Task details: Copy all lines below exactly as written. Leave pictures out.

Data lines:
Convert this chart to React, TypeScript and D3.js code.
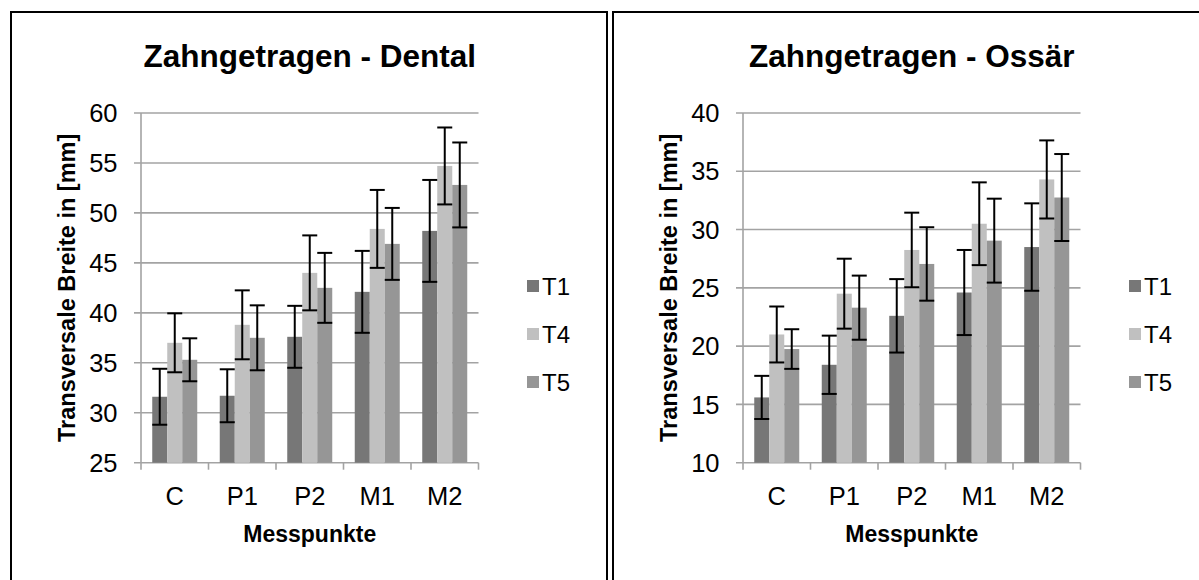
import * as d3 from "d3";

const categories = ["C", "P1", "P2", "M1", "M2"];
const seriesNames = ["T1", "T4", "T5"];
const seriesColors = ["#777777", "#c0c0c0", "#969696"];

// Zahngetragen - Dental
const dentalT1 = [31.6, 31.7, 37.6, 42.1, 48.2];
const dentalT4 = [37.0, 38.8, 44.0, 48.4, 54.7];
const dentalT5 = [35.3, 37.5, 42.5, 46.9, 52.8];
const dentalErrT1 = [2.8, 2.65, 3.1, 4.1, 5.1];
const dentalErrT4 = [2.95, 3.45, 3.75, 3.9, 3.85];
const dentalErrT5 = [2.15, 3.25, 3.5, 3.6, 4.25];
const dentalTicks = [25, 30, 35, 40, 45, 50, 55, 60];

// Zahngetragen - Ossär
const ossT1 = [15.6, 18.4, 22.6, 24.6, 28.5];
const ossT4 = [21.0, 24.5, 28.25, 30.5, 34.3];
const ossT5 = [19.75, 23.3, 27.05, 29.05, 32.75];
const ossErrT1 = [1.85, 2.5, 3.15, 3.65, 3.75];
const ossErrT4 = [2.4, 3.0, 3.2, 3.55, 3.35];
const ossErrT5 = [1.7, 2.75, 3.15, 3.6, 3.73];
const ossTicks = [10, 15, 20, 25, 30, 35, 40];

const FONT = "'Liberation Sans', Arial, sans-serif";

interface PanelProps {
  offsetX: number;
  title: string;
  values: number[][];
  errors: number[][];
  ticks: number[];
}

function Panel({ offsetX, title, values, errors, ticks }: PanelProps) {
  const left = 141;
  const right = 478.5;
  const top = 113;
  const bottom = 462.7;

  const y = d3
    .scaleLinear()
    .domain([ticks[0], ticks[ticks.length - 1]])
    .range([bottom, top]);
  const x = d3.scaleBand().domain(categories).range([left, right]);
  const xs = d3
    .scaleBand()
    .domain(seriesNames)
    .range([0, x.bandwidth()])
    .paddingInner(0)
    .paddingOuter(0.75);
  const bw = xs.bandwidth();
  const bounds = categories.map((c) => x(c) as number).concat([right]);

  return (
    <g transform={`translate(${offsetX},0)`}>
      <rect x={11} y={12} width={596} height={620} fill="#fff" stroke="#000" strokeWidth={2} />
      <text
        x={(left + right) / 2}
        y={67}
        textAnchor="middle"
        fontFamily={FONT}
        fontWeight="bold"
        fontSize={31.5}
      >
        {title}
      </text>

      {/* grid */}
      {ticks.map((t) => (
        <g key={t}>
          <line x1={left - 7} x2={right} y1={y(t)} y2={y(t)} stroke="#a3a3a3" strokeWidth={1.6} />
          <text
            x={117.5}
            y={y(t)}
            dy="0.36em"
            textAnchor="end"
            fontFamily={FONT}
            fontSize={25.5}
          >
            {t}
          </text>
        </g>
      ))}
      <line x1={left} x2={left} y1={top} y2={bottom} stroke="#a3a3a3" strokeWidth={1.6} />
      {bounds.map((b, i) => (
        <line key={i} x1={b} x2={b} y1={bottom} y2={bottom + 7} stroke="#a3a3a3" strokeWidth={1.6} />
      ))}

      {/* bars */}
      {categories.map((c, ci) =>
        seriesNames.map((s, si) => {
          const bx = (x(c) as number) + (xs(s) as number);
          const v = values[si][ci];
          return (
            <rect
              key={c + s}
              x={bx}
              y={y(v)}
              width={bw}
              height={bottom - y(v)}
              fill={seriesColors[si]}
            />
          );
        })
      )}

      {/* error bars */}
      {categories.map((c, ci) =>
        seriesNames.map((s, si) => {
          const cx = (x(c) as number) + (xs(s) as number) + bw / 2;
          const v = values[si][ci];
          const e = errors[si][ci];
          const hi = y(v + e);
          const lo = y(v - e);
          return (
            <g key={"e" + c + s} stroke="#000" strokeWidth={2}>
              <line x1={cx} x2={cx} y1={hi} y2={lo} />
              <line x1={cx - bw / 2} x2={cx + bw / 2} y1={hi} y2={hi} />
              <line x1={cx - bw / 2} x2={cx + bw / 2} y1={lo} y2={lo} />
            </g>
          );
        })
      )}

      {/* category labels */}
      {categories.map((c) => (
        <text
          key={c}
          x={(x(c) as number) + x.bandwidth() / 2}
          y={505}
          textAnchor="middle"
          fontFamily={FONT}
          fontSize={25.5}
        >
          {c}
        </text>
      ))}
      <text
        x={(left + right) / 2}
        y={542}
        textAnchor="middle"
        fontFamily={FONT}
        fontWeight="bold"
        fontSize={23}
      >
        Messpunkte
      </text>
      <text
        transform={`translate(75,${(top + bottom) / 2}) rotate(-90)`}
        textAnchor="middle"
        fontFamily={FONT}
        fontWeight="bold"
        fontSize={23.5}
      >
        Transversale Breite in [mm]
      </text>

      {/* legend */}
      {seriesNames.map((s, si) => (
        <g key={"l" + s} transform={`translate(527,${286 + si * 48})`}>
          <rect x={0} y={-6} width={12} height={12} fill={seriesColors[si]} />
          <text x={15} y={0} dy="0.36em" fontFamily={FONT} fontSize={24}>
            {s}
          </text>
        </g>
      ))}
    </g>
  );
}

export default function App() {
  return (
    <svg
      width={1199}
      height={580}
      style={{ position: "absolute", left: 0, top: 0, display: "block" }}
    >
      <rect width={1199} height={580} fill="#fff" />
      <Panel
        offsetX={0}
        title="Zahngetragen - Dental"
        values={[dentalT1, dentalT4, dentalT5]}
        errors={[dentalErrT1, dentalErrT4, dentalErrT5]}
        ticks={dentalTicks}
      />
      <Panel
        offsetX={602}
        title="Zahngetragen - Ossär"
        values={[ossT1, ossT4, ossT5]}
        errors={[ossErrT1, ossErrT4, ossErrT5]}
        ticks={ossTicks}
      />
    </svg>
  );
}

Solution to the problem:
Convert this chart to React, TypeScript and D3.js code.
import * as d3 from "d3";

const categories = ["C", "P1", "P2", "M1", "M2"];
const seriesNames = ["T1", "T4", "T5"];
const seriesColors = ["#777777", "#c0c0c0", "#969696"];

// Zahngetragen - Dental
const dentalT1 = [31.6, 31.7, 37.6, 42.1, 48.2];
const dentalT4 = [37.0, 38.8, 44.0, 48.4, 54.7];
const dentalT5 = [35.3, 37.5, 42.5, 46.9, 52.8];
const dentalErrT1 = [2.8, 2.65, 3.1, 4.1, 5.1];
const dentalErrT4 = [2.95, 3.45, 3.75, 3.9, 3.85];
const dentalErrT5 = [2.15, 3.25, 3.5, 3.6, 4.25];
const dentalTicks = [25, 30, 35, 40, 45, 50, 55, 60];

// Zahngetragen - Ossär
const ossT1 = [15.6, 18.4, 22.6, 24.6, 28.5];
const ossT4 = [21.0, 24.5, 28.25, 30.5, 34.3];
const ossT5 = [19.75, 23.3, 27.05, 29.05, 32.75];
const ossErrT1 = [1.85, 2.5, 3.15, 3.65, 3.75];
const ossErrT4 = [2.4, 3.0, 3.2, 3.55, 3.35];
const ossErrT5 = [1.7, 2.75, 3.15, 3.6, 3.73];
const ossTicks = [10, 15, 20, 25, 30, 35, 40];

const FONT = "'Liberation Sans', Arial, sans-serif";

interface PanelProps {
  offsetX: number;
  title: string;
  values: number[][];
  errors: number[][];
  ticks: number[];
}

function Panel({ offsetX, title, values, errors, ticks }: PanelProps) {
  const left = 141;
  const right = 478.5;
  const top = 113;
  const bottom = 462.7;

  const y = d3
    .scaleLinear()
    .domain([ticks[0], ticks[ticks.length - 1]])
    .range([bottom, top]);
  const x = d3.scaleBand().domain(categories).range([left, right]);
  const xs = d3
    .scaleBand()
    .domain(seriesNames)
    .range([0, x.bandwidth()])
    .paddingInner(0)
    .paddingOuter(0.75);
  const bw = xs.bandwidth();
  const bounds = categories.map((c) => x(c) as number).concat([right]);

  return (
    <g transform={`translate(${offsetX},0)`}>
      <rect x={11} y={12} width={596} height={620} fill="#fff" stroke="#000" strokeWidth={2} />
      <text
        x={(left + right) / 2}
        y={67}
        textAnchor="middle"
        fontFamily={FONT}
        fontWeight="bold"
        fontSize={31.5}
      >
        {title}
      </text>

      {/* grid */}
      {ticks.map((t) => (
        <g key={t}>
          <line x1={left - 7} x2={right} y1={y(t)} y2={y(t)} stroke="#a3a3a3" strokeWidth={1.6} />
          <text
            x={117.5}
            y={y(t)}
            dy="0.36em"
            textAnchor="end"
            fontFamily={FONT}
            fontSize={25.5}
          >
            {t}
          </text>
        </g>
      ))}
      <line x1={left} x2={left} y1={top} y2={bottom} stroke="#a3a3a3" strokeWidth={1.6} />
      {bounds.map((b, i) => (
        <line key={i} x1={b} x2={b} y1={bottom} y2={bottom + 7} stroke="#a3a3a3" strokeWidth={1.6} />
      ))}

      {/* bars */}
      {categories.map((c, ci) =>
        seriesNames.map((s, si) => {
          const bx = (x(c) as number) + (xs(s) as number);
          const v = values[si][ci];
          return (
            <rect
              key={c + s}
              x={bx}
              y={y(v)}
              width={bw}
              height={bottom - y(v)}
              fill={seriesColors[si]}
            />
          );
        })
      )}

      {/* error bars */}
      {categories.map((c, ci) =>
        seriesNames.map((s, si) => {
          const cx = (x(c) as number) + (xs(s) as number) + bw / 2;
          const v = values[si][ci];
          const e = errors[si][ci];
          const hi = y(v + e);
          const lo = y(v - e);
          return (
            <g key={"e" + c + s} stroke="#000" strokeWidth={2}>
              <line x1={cx} x2={cx} y1={hi} y2={lo} />
              <line x1={cx - bw / 2} x2={cx + bw / 2} y1={hi} y2={hi} />
              <line x1={cx - bw / 2} x2={cx + bw / 2} y1={lo} y2={lo} />
            </g>
          );
        })
      )}

      {/* category labels */}
      {categories.map((c) => (
        <text
          key={c}
          x={(x(c) as number) + x.bandwidth() / 2}
          y={505}
          textAnchor="middle"
          fontFamily={FONT}
          fontSize={25.5}
        >
          {c}
        </text>
      ))}
      <text
        x={(left + right) / 2}
        y={542}
        textAnchor="middle"
        fontFamily={FONT}
        fontWeight="bold"
        fontSize={23}
      >
        Messpunkte
      </text>
      <text
        transform={`translate(75,${(top + bottom) / 2}) rotate(-90)`}
        textAnchor="middle"
        fontFamily={FONT}
        fontWeight="bold"
        fontSize={23.5}
      >
        Transversale Breite in [mm]
      </text>

      {/* legend */}
      {seriesNames.map((s, si) => (
        <g key={"l" + s} transform={`translate(527,${286 + si * 48})`}>
          <rect x={0} y={-6} width={12} height={12} fill={seriesColors[si]} />
          <text x={15} y={0} dy="0.36em" fontFamily={FONT} fontSize={24}>
            {s}
          </text>
        </g>
      ))}
    </g>
  );
}

export default function App() {
  return (
    <svg
      width={1199}
      height={580}
      style={{ position: "absolute", left: 0, top: 0, display: "block" }}
    >
      <rect width={1199} height={580} fill="#fff" />
      <Panel
        offsetX={0}
        title="Zahngetragen - Dental"
        values={[dentalT1, dentalT4, dentalT5]}
        errors={[dentalErrT1, dentalErrT4, dentalErrT5]}
        ticks={dentalTicks}
      />
      <Panel
        offsetX={602}
        title="Zahngetragen - Ossär"
        values={[ossT1, ossT4, ossT5]}
        errors={[ossErrT1, ossErrT4, ossErrT5]}
        ticks={ossTicks}
      />
    </svg>
  );
}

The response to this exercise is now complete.